_Collected data_:

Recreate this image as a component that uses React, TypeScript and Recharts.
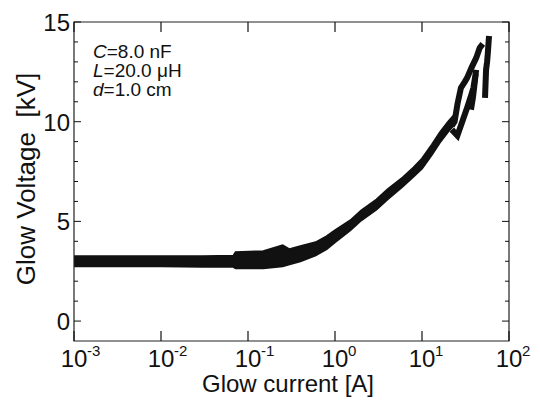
import React from 'react';
import {
  ComposedChart,
  Area,
  Line,
  XAxis,
  YAxis,
  ReferenceArea,
  Customized,
} from 'recharts';

const FONT = '"Liberation Sans", Arial, Helvetica, sans-serif';
const INK = '#111';

// plot frame edges (px) used for the inward tick marks
const PLOT_LEFT = 74;
const PLOT_RIGHT = 509;
const PLOT_TOP = 22;
const PLOT_BOTTOM = 341;

const xTicks = [0.001, 0.01, 0.1, 1, 10, 100];
const yTicks = [0, 1, 2, 3, 4, 5, 6, 7, 8, 9, 10, 11, 12, 13, 14, 15];
const yLabelTicks = [0, 5, 10, 15];

// main trace, drawn as a band (low / high edge of the scatter)
const bandCurrent = [0.001, 0.003, 0.01, 0.03, 0.068, 0.072, 0.15, 0.25, 0.3, 0.4, 0.6, 0.8, 1, 1.5, 2, 3, 4, 6, 8, 10, 13, 16, 20, 23];
const bandLow = [2.75, 2.75, 2.75, 2.72, 2.72, 2.65, 2.65, 2.75, 2.85, 3.0, 3.3, 3.6, 3.95, 4.55, 5.05, 5.6, 6.1, 6.75, 7.25, 7.65, 8.35, 8.95, 9.5, 9.8];
const bandHigh = [3.25, 3.25, 3.25, 3.25, 3.28, 3.45, 3.5, 3.8, 3.6, 3.75, 3.95, 4.25, 4.55, 5.05, 5.55, 6.1, 6.6, 7.2, 7.7, 8.15, 8.85, 9.45, 10.0, 10.3];

// branches near the top end
const branchACurrent = [22, 23.7, 25.6, 28, 31, 33, 37, 42, 46, 50];
const branchAVoltage = [9.8, 10.0, 10.9, 11.7, 12.0, 12.2, 12.7, 13.2, 13.7, 13.9];
const branchBCurrent = [22, 25.5, 29, 33, 36, 39, 42];
const branchBVoltage = [9.6, 9.3, 10.0, 10.7, 11.2, 11.7, 12.6];
const branchCCurrent = [37, 39, 40, 42];
const branchCVoltage = [10.6, 11.2, 11.6, 12.4];
const spikeCurrent = [53, 54.5, 56, 57, 58.5, 59];
const spikeVoltage = [11.2, 12.6, 13.0, 13.4, 14.1, 14.3];

const bandData = bandCurrent.map((c, i) => ({ current: c, range: [bandLow[i], bandHigh[i]] }));
const toSeries = (cs: number[], vs: number[]) => cs.map((c, i) => ({ current: c, voltage: vs[i] }));
const branchA = toSeries(branchACurrent, branchAVoltage);
const branchB = toSeries(branchBCurrent, branchBVoltage);
const branchC = toSeries(branchCCurrent, branchCVoltage);
const spike = toSeries(spikeCurrent, spikeVoltage);

const XTick = (props: any) => {
  const { x, payload } = props;
  const exp = Math.round(Math.log10(payload.value));
  return (
    <g>
      <line x1={x} x2={x} y1={PLOT_BOTTOM} y2={PLOT_BOTTOM - 10} stroke={INK} strokeWidth={1.2} />
      <line x1={x} x2={x} y1={PLOT_TOP} y2={PLOT_TOP + 10} stroke={INK} strokeWidth={1.2} />
      <text x={x} y={367} textAnchor="middle" fontSize={24} fontFamily={FONT} fill={INK}>10</text>
      <text x={x + 13} y={356} textAnchor="start" fontSize={15} fontFamily={FONT} fill={INK}>{exp}</text>
    </g>
  );
};

const YTick = (props: any) => {
  const { y, payload } = props;
  const major = yLabelTicks.includes(payload.value);
  const len = major ? 7 : 4;
  return (
    <g>
      <line x1={PLOT_LEFT} x2={PLOT_LEFT + len} y1={y} y2={y} stroke={INK} strokeWidth={1} />
      <line x1={PLOT_RIGHT} x2={PLOT_RIGHT - len} y1={y} y2={y} stroke={INK} strokeWidth={1} />
      {major && (
        <text x={70} y={y + 9} textAnchor="end" fontSize={24} fontFamily={FONT} fill={INK}>
          {payload.value}
        </text>
      )}
    </g>
  );
};

const Texts = () => (
  <g fontFamily={FONT} fill={INK}>
    <text x={93} y={58} fontSize={19}>
      <tspan fontStyle="italic">C</tspan>=8.0 nF
    </text>
    <text x={93} y={77} fontSize={19}>
      <tspan fontStyle="italic">L</tspan>=20.0 μH
    </text>
    <text x={93} y={96} fontSize={19}>
      <tspan fontStyle="italic">d</tspan>=1.0 cm
    </text>
    <text x={288} y={392} textAnchor="middle" fontSize={24}>Glow current [A]</text>
    <text
      x={0}
      y={0}
      transform="translate(35,179) rotate(-90)"
      textAnchor="middle"
      fontSize={26}
      style={{ whiteSpace: 'pre' }}
    >
      Glow Voltage  [kV]
    </text>
  </g>
);

export default function App() {
  return (
    <div style={{ width: 540, height: 402, background: '#fff' }}>
      <style>{'body{margin:0}'}</style>
      <ComposedChart
        width={540}
        height={402}
        data={bandData}
        margin={{ top: 22, right: 31, bottom: 11, left: 0 }}
        style={{ fontFamily: FONT }}
      >
        <XAxis
          dataKey="current"
          type="number"
          scale="log"
          domain={[0.001, 100]}
          ticks={xTicks}
          interval={0}
          allowDataOverflow
          height={50}
          axisLine={false}
          tickLine={false}
          tick={XTick}
        />
        <YAxis
          type="number"
          domain={[-1, 15]}
          ticks={yTicks}
          interval={0}
          allowDataOverflow
          width={74}
          axisLine={false}
          tickLine={false}
          tick={YTick}
        />
        <Area
          dataKey="range"
          type="linear"
          stroke={INK}
          strokeWidth={2}
          fill={INK}
          fillOpacity={1}
          dot={false}
          activeDot={false}
          isAnimationActive={false}
        />
        <Line data={branchA} dataKey="voltage" type="linear" stroke={INK} strokeWidth={6} dot={false} activeDot={false} isAnimationActive={false} />
        <Line data={branchB} dataKey="voltage" type="linear" stroke={INK} strokeWidth={6} dot={false} activeDot={false} isAnimationActive={false} />
        <Line data={branchC} dataKey="voltage" type="linear" stroke={INK} strokeWidth={5} dot={false} activeDot={false} isAnimationActive={false} />
        <Line data={spike} dataKey="voltage" type="linear" stroke={INK} strokeWidth={6} dot={false} activeDot={false} isAnimationActive={false} />
        <ReferenceArea x1={0.001} x2={100} y1={-1} y2={15} fill="none" stroke="#222" strokeWidth={1.2} ifOverflow="visible" />
        <Customized component={Texts} />
      </ComposedChart>
    </div>
  );
}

_Set problem_: Your task is an exact transcription of all the data, minus the pictures.

_Task result_:
Recreate this image as a component that uses React, TypeScript and Recharts.
import React from 'react';
import {
  ComposedChart,
  Area,
  Line,
  XAxis,
  YAxis,
  ReferenceArea,
  Customized,
} from 'recharts';

const FONT = '"Liberation Sans", Arial, Helvetica, sans-serif';
const INK = '#111';

// plot frame edges (px) used for the inward tick marks
const PLOT_LEFT = 74;
const PLOT_RIGHT = 509;
const PLOT_TOP = 22;
const PLOT_BOTTOM = 341;

const xTicks = [0.001, 0.01, 0.1, 1, 10, 100];
const yTicks = [0, 1, 2, 3, 4, 5, 6, 7, 8, 9, 10, 11, 12, 13, 14, 15];
const yLabelTicks = [0, 5, 10, 15];

// main trace, drawn as a band (low / high edge of the scatter)
const bandCurrent = [0.001, 0.003, 0.01, 0.03, 0.068, 0.072, 0.15, 0.25, 0.3, 0.4, 0.6, 0.8, 1, 1.5, 2, 3, 4, 6, 8, 10, 13, 16, 20, 23];
const bandLow = [2.75, 2.75, 2.75, 2.72, 2.72, 2.65, 2.65, 2.75, 2.85, 3.0, 3.3, 3.6, 3.95, 4.55, 5.05, 5.6, 6.1, 6.75, 7.25, 7.65, 8.35, 8.95, 9.5, 9.8];
const bandHigh = [3.25, 3.25, 3.25, 3.25, 3.28, 3.45, 3.5, 3.8, 3.6, 3.75, 3.95, 4.25, 4.55, 5.05, 5.55, 6.1, 6.6, 7.2, 7.7, 8.15, 8.85, 9.45, 10.0, 10.3];

// branches near the top end
const branchACurrent = [22, 23.7, 25.6, 28, 31, 33, 37, 42, 46, 50];
const branchAVoltage = [9.8, 10.0, 10.9, 11.7, 12.0, 12.2, 12.7, 13.2, 13.7, 13.9];
const branchBCurrent = [22, 25.5, 29, 33, 36, 39, 42];
const branchBVoltage = [9.6, 9.3, 10.0, 10.7, 11.2, 11.7, 12.6];
const branchCCurrent = [37, 39, 40, 42];
const branchCVoltage = [10.6, 11.2, 11.6, 12.4];
const spikeCurrent = [53, 54.5, 56, 57, 58.5, 59];
const spikeVoltage = [11.2, 12.6, 13.0, 13.4, 14.1, 14.3];

const bandData = bandCurrent.map((c, i) => ({ current: c, range: [bandLow[i], bandHigh[i]] }));
const toSeries = (cs: number[], vs: number[]) => cs.map((c, i) => ({ current: c, voltage: vs[i] }));
const branchA = toSeries(branchACurrent, branchAVoltage);
const branchB = toSeries(branchBCurrent, branchBVoltage);
const branchC = toSeries(branchCCurrent, branchCVoltage);
const spike = toSeries(spikeCurrent, spikeVoltage);

const XTick = (props: any) => {
  const { x, payload } = props;
  const exp = Math.round(Math.log10(payload.value));
  return (
    <g>
      <line x1={x} x2={x} y1={PLOT_BOTTOM} y2={PLOT_BOTTOM - 10} stroke={INK} strokeWidth={1.2} />
      <line x1={x} x2={x} y1={PLOT_TOP} y2={PLOT_TOP + 10} stroke={INK} strokeWidth={1.2} />
      <text x={x} y={367} textAnchor="middle" fontSize={24} fontFamily={FONT} fill={INK}>10</text>
      <text x={x + 13} y={356} textAnchor="start" fontSize={15} fontFamily={FONT} fill={INK}>{exp}</text>
    </g>
  );
};

const YTick = (props: any) => {
  const { y, payload } = props;
  const major = yLabelTicks.includes(payload.value);
  const len = major ? 7 : 4;
  return (
    <g>
      <line x1={PLOT_LEFT} x2={PLOT_LEFT + len} y1={y} y2={y} stroke={INK} strokeWidth={1} />
      <line x1={PLOT_RIGHT} x2={PLOT_RIGHT - len} y1={y} y2={y} stroke={INK} strokeWidth={1} />
      {major && (
        <text x={70} y={y + 9} textAnchor="end" fontSize={24} fontFamily={FONT} fill={INK}>
          {payload.value}
        </text>
      )}
    </g>
  );
};

const Texts = () => (
  <g fontFamily={FONT} fill={INK}>
    <text x={93} y={58} fontSize={19}>
      <tspan fontStyle="italic">C</tspan>=8.0 nF
    </text>
    <text x={93} y={77} fontSize={19}>
      <tspan fontStyle="italic">L</tspan>=20.0 μH
    </text>
    <text x={93} y={96} fontSize={19}>
      <tspan fontStyle="italic">d</tspan>=1.0 cm
    </text>
    <text x={288} y={392} textAnchor="middle" fontSize={24}>Glow current [A]</text>
    <text
      x={0}
      y={0}
      transform="translate(35,179) rotate(-90)"
      textAnchor="middle"
      fontSize={26}
      style={{ whiteSpace: 'pre' }}
    >
      Glow Voltage  [kV]
    </text>
  </g>
);

export default function App() {
  return (
    <div style={{ width: 540, height: 402, background: '#fff' }}>
      <style>{'body{margin:0}'}</style>
      <ComposedChart
        width={540}
        height={402}
        data={bandData}
        margin={{ top: 22, right: 31, bottom: 11, left: 0 }}
        style={{ fontFamily: FONT }}
      >
        <XAxis
          dataKey="current"
          type="number"
          scale="log"
          domain={[0.001, 100]}
          ticks={xTicks}
          interval={0}
          allowDataOverflow
          height={50}
          axisLine={false}
          tickLine={false}
          tick={XTick}
        />
        <YAxis
          type="number"
          domain={[-1, 15]}
          ticks={yTicks}
          interval={0}
          allowDataOverflow
          width={74}
          axisLine={false}
          tickLine={false}
          tick={YTick}
        />
        <Area
          dataKey="range"
          type="linear"
          stroke={INK}
          strokeWidth={2}
          fill={INK}
          fillOpacity={1}
          dot={false}
          activeDot={false}
          isAnimationActive={false}
        />
        <Line data={branchA} dataKey="voltage" type="linear" stroke={INK} strokeWidth={6} dot={false} activeDot={false} isAnimationActive={false} />
        <Line data={branchB} dataKey="voltage" type="linear" stroke={INK} strokeWidth={6} dot={false} activeDot={false} isAnimationActive={false} />
        <Line data={branchC} dataKey="voltage" type="linear" stroke={INK} strokeWidth={5} dot={false} activeDot={false} isAnimationActive={false} />
        <Line data={spike} dataKey="voltage" type="linear" stroke={INK} strokeWidth={6} dot={false} activeDot={false} isAnimationActive={false} />
        <ReferenceArea x1={0.001} x2={100} y1={-1} y2={15} fill="none" stroke="#222" strokeWidth={1.2} ifOverflow="visible" />
        <Customized component={Texts} />
      </ComposedChart>
    </div>
  );
}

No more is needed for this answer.